Através do filme pode-se repensar as construções sociais do feminino no cinema, as narrativas reservadas a elas, as mensagens que repetidas vezes chegam em gerações e gerações de mulheres que se moldam, se conectam e são influenciadas por essas construções. O terror do filme está nas consequências de uma desconexão entre o ideal formado na cabeça da menina e sua realidade. Pearl tem uma mãe opressora e fria que lhe nega afeto, um pai que realmente depende dela, muitas obrigações, poucos recursos financeiros, pouco lazer, seu suposto príncipe encantado não quis tirá-la de casa e ainda a abandonou para servir na guerra, ela tem um amante que também não a leva para o amor romântico, e seu sonho de ser uma estrela nunca se concretiza. Talvez ela sempre tenha sido perigosa, mas o abismo potencializa sua raiva e percepção de injustiça. São tons extremos, mas é uma decepção recorrente, conhecida e repetida. 

A mãe de Pearl também tinha sonhos quebrados, era dela o vestido vermelho que Pearl usa em seu teste de atriz. Mas o vestido estava guardado. Fica implícito que a mulher tinha vivido suas próprias dores e que, apesar da frieza, ela estava endurecendo Pearl para protegê-la de coisas que ela mesma viveu. 

O vermelho-sangue de Pearl é o vermelho decepcionado do vestido de sua mãe e é o vermelho purpurinado dos sapatinhos de Dorothy. São muitos os tons da desilusão. Assim como são diversas as reações a ela. Todas as três acabam presas à fazenda.

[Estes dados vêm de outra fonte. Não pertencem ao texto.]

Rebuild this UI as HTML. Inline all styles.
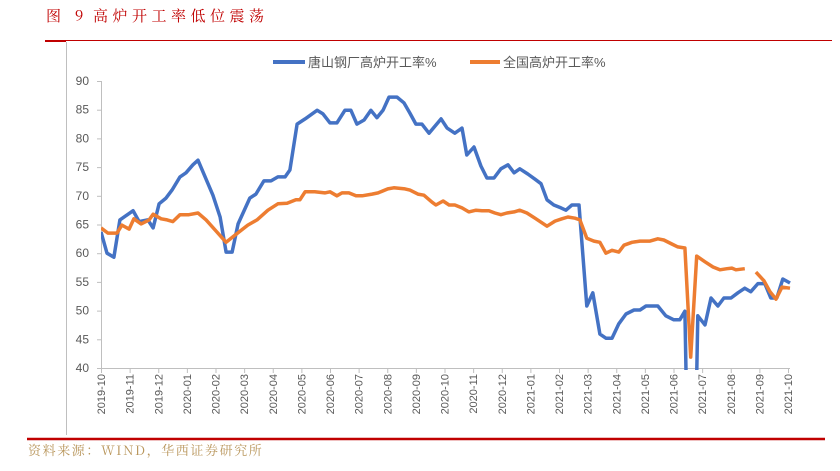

Apesar dessa releitura, é inegável que O mágico de Oz é um filme lindíssimo e memorável! Servindo de inspiração para diversos tipos de obras, mesmo décadas depois de seu lançamento ainda desperta profundo encantamento. A camada crítica só agrega a possibilidade de debates e interpretações, que provavelmente apenas ajudam a manter quente a memória do filme. Pearl é um filme recente, que, como muitos outros parece ter tirado alguma inspiração do clássico, mas que o faz de forma tão única que demonstra potencial para se tornar também uma obra inesquecível para muitas gerações de fãs de terror.